GIVEN RECORDS:
☆ ☆ ☆ ☆
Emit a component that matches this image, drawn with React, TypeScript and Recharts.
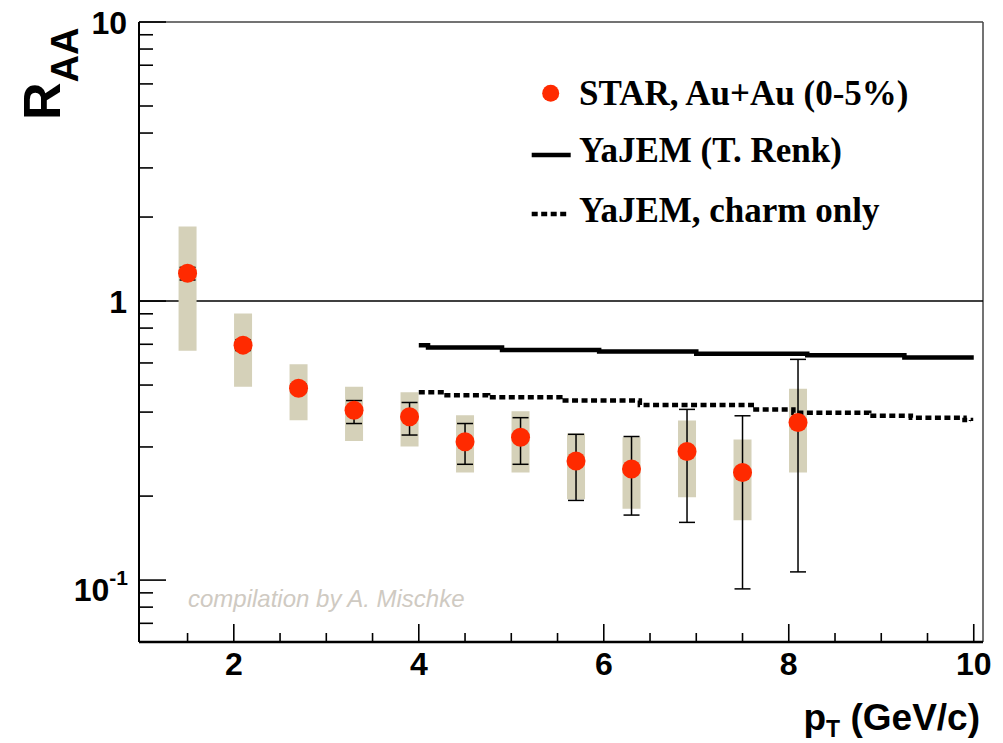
import React from 'react';
import {
  ComposedChart,
  Scatter,
  Line,
  XAxis,
  YAxis,
  ErrorBar,
  ReferenceLine,
  Legend,
  Customized,
} from 'recharts';

// ---------- data ----------
const ptX = [1.5, 2.1, 2.7, 3.3, 3.9, 4.5, 5.1, 5.7, 6.3, 6.9, 7.5, 8.1];
const raa = [1.257, 0.695, 0.487, 0.406, 0.385, 0.313, 0.325, 0.267, 0.25, 0.289, 0.243, 0.367];
const statLow = [1.19, 0.665, 0.47, 0.364, 0.331, 0.26, 0.26, 0.193, 0.171, 0.161, 0.093, 0.107];
const statHigh = [1.32, 0.725, 0.505, 0.44, 0.433, 0.364, 0.382, 0.333, 0.327, 0.409, 0.388, 0.618];
const sysLow = [0.664, 0.493, 0.374, 0.315, 0.301, 0.243, 0.243, 0.195, 0.18, 0.198, 0.164, 0.243];
const sysHigh = [1.848, 0.903, 0.594, 0.493, 0.471, 0.39, 0.403, 0.335, 0.325, 0.373, 0.319, 0.485];

const yajemX = [4.0, 4.1, 4.9, 5.95, 7.0, 8.2, 9.25, 10.0];
const yajemRaa = [0.695, 0.681, 0.667, 0.659, 0.648, 0.64, 0.628, 0.628];

const charmX = [4.0, 4.3, 4.75, 5.53, 6.39, 7.6, 8.05, 8.87, 9.32, 9.9, 9.97];
const charmRaa = [0.471, 0.46, 0.452, 0.44, 0.424, 0.409, 0.398, 0.388, 0.382, 0.375, 0.372];

const xTicks = [1.5, 2, 2.5, 3, 3.5, 4, 4.5, 5, 5.5, 6, 6.5, 7, 7.5, 8, 8.5, 9, 9.5, 10];
const xMajor = [2, 4, 6, 8, 10];
const yTicks = [
  0.06, 0.07, 0.08, 0.09, 0.1, 0.2, 0.3, 0.4, 0.5, 0.6, 0.7, 0.8, 0.9,
  1, 2, 3, 4, 5, 6, 7, 8, 9, 10,
];
const yMajor = [0.1, 1, 10];

const legendLabels = ['STAR, Au+Au (0-5%)', 'YaJEM (T. Renk)', 'YaJEM, charm only'];

// ---------- derived tables ----------
const starData = ptX.map((x, i) => ({
  x,
  y: raa[i],
  stat: [raa[i] - statLow[i], statHigh[i] - raa[i]],
  sys: [raa[i] - sysLow[i], sysHigh[i] - raa[i]],
}));
const yajemData = yajemX.map((x, i) => ({ x, y: yajemRaa[i] }));
const charmData = charmX.map((x, i) => ({ x, y: charmRaa[i] }));

// ---------- styles ----------
const SANS = '"Liberation Sans", Arial, Helvetica, sans-serif';
const SERIF = '"Liberation Serif", "Times New Roman", serif';
const RED = '#ff2a00';
const BOX = '#d5d1b9';
const Y_MARGIN = 12;
const X_MARGIN = 10;

const YTick = (props: any) => {
  const { x, y, payload } = props;
  const v = payload.value;
  const ax = x + Y_MARGIN;
  const major = yMajor.includes(v);
  const len = major ? 27 : 14;
  let label: React.ReactNode = null;
  if (v === 10 || v === 1) {
    label = (
      <text x={x} y={y} dy={11.5} textAnchor="end" fontFamily={SANS} fontWeight="bold" fontSize={32} fill="#000">
        {String(v)}
      </text>
    );
  } else if (v === 0.1) {
    label = (
      <text x={x + 1} y={y} dy={21} textAnchor="end" fontFamily={SANS} fontWeight="bold" fontSize={32} fill="#000">
        <tspan>10</tspan>
        <tspan fontSize={21} dy={-16}>-1</tspan>
      </text>
    );
  }
  return (
    <g>
      <line x1={ax} x2={ax + len} y1={y} y2={y} stroke="#000" strokeWidth={1.6} />
      {label}
    </g>
  );
};

const XTick = (props: any) => {
  const { x, y, payload } = props;
  const v = payload.value;
  const ay = y - X_MARGIN;
  const major = xMajor.includes(v);
  return (
    <g>
      <line x1={x} x2={x} y1={ay} y2={ay - (major ? 18 : 9)} stroke="#000" strokeWidth={1.6} />
      {major && (
        <text x={x} y={y} dy={23} textAnchor="middle" fontFamily={SANS} fontWeight="bold" fontSize={32} fill="#000">
          {String(v)}
        </text>
      )}
    </g>
  );
};

const renderYLabel = () => (
  <text
    x={52}
    y={112}
    transform="rotate(-90, 52, 112)"
    fontFamily={SANS}
    fontWeight="bold"
    fill="#000"
  >
    <tspan fontSize={52}>R</tspan>
    <tspan fontSize={38} dy={18}>AA</tspan>
  </text>
);

const renderXLabel = () => (
  <text
    x={972}
    y={722}
    textAnchor="end"
    fontFamily={SANS}
    fontWeight="bold"
    fontSize={37}
    fill="#000"
    style={{ whiteSpace: 'pre' }}
  >
    <tspan>p</tspan>
    <tspan fontSize={23} dy={7}>T</tspan>
    <tspan dy={-7}>{' (GeV/c)'}</tspan>
  </text>
);

const renderLegend = () => (
  <svg width={460} height={200} style={{ display: 'block', overflow: 'visible' }}>
    <circle cx={42.7} cy={35.3} r={8.5} fill={RED} />
    <line x1={23.7} x2={62.7} y1={97} y2={97} stroke="#000" strokeWidth={4.5} />
    <line x1={23.7} x2={59} y1={156} y2={156} stroke="#000" strokeWidth={4.5} strokeDasharray="6 3.5" />
    {legendLabels.map((t, i) => (
      <text
        key={t}
        x={71}
        y={[47, 104, 164][i]}
        fontFamily={SERIF}
        fontWeight="bold"
        fontSize={35}
        fill="#000"
      >
        {t}
      </text>
    ))}
  </svg>
);

const Credit = () => (
  <text x={180} y={599} fontFamily={SANS} fontStyle="italic" fontSize={24} fill="#cfcac2">
    compilation by A. Mischke
  </text>
);

const Marker = (props: any) => {
  const { cx, cy } = props;
  if (cx == null || cy == null) return null;
  return <circle cx={cx} cy={cy} r={9.5} fill={RED} />;
};

const NoMarker = () => <g />;

export default function App() {
  return (
    <ComposedChart
      width={995}
      height={735}
      margin={{ top: 14, right: 20, bottom: 0, left: 0 }}
      style={{ background: '#fff' }}
    >
      <XAxis
        dataKey="x"
        type="number"
        domain={[0.975, 10.1]}
        allowDataOverflow
        ticks={xTicks}
        interval={0}
        tick={<XTick />}
        tickLine={false}
        tickSize={0}
        tickMargin={X_MARGIN}
        height={101}
        axisLine={{ stroke: '#000', strokeWidth: 2.5 }}
        label={{ content: renderXLabel }}
      />
      <YAxis
        type="number"
        scale="log"
        domain={[0.06, 10]}
        allowDataOverflow
        ticks={yTicks}
        interval={0}
        tick={<YTick />}
        tickLine={false}
        tickSize={0}
        tickMargin={Y_MARGIN}
        width={131}
        axisLine={{ stroke: '#000', strokeWidth: 2 }}
        label={{ content: renderYLabel }}
      />
      <ReferenceLine y={10} stroke="#444" strokeWidth={1.5} />
      <ReferenceLine x={10.1} stroke="#444" strokeWidth={1.5} />
      <ReferenceLine y={1} stroke="#000" strokeWidth={1.6} />
      <Scatter
        name="errors"
        data={starData}
        dataKey="y"
        shape={<NoMarker />}
        legendType="none"
        isAnimationActive={false}
      >
        <ErrorBar dataKey="sys" direction="y" width={0} stroke={BOX} strokeWidth={18} />
        <ErrorBar dataKey="stat" direction="y" width={8} stroke="#000" strokeWidth={1.5} />
      </Scatter>
      <Line
        data={yajemData}
        dataKey="y"
        type="stepAfter"
        stroke="#000"
        strokeWidth={4.5}
        dot={false}
        activeDot={false}
        isAnimationActive={false}
      />
      <Line
        data={charmData}
        dataKey="y"
        type="stepAfter"
        stroke="#000"
        strokeWidth={4.5}
        strokeDasharray="6 3.5"
        dot={false}
        activeDot={false}
        isAnimationActive={false}
      />
      <Scatter
        name="STAR"
        data={starData}
        dataKey="y"
        shape={<Marker />}
        isAnimationActive={false}
      />
      <Customized component={<Credit />} />
      <Legend
        layout="horizontal"
        verticalAlign="middle"
        align="center"
        content={renderLegend}
        wrapperStyle={{ position: 'absolute', left: 500, top: 50, width: 460, height: 200 }}
      />
    </ComposedChart>
  );
}
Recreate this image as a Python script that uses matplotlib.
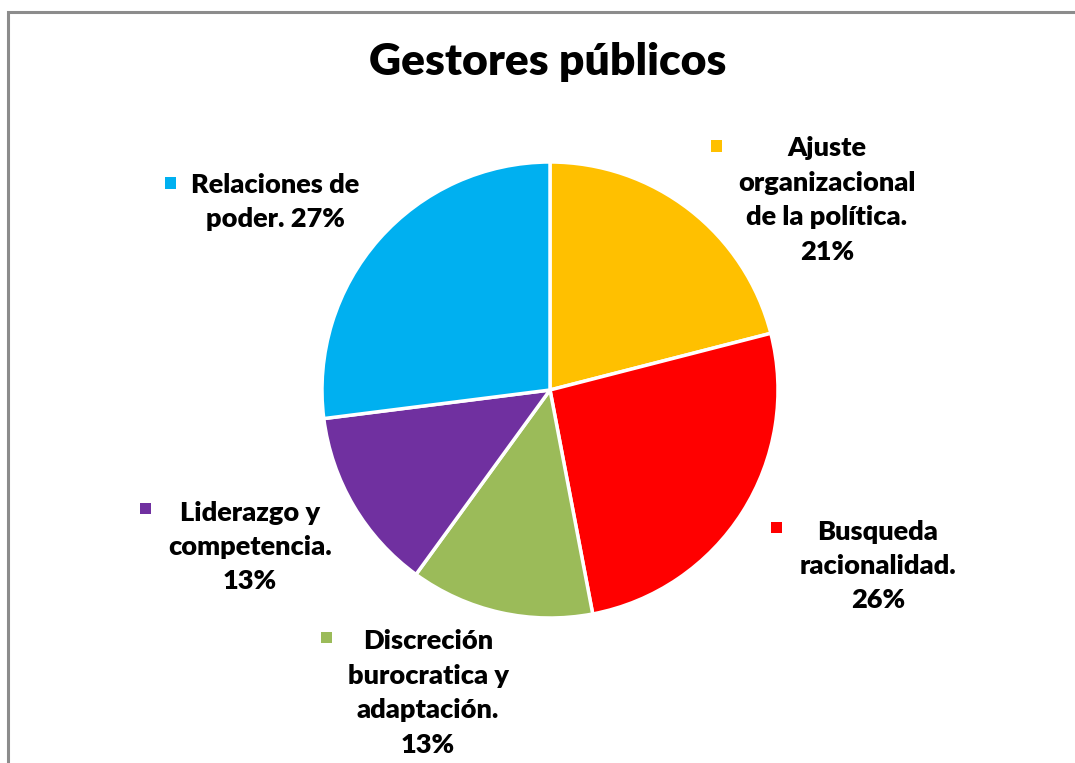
☆ ☆ ☆ ☆
EXERCISE INSTRUCTIONS: Gather every line from the listing above in which "that" appears, and copy those lines.

RESPONSE TO THE TASK:
Emit a component that matches this image, drawn with React, TypeScript and Recharts.
Recreate this image as a Python script that uses matplotlib.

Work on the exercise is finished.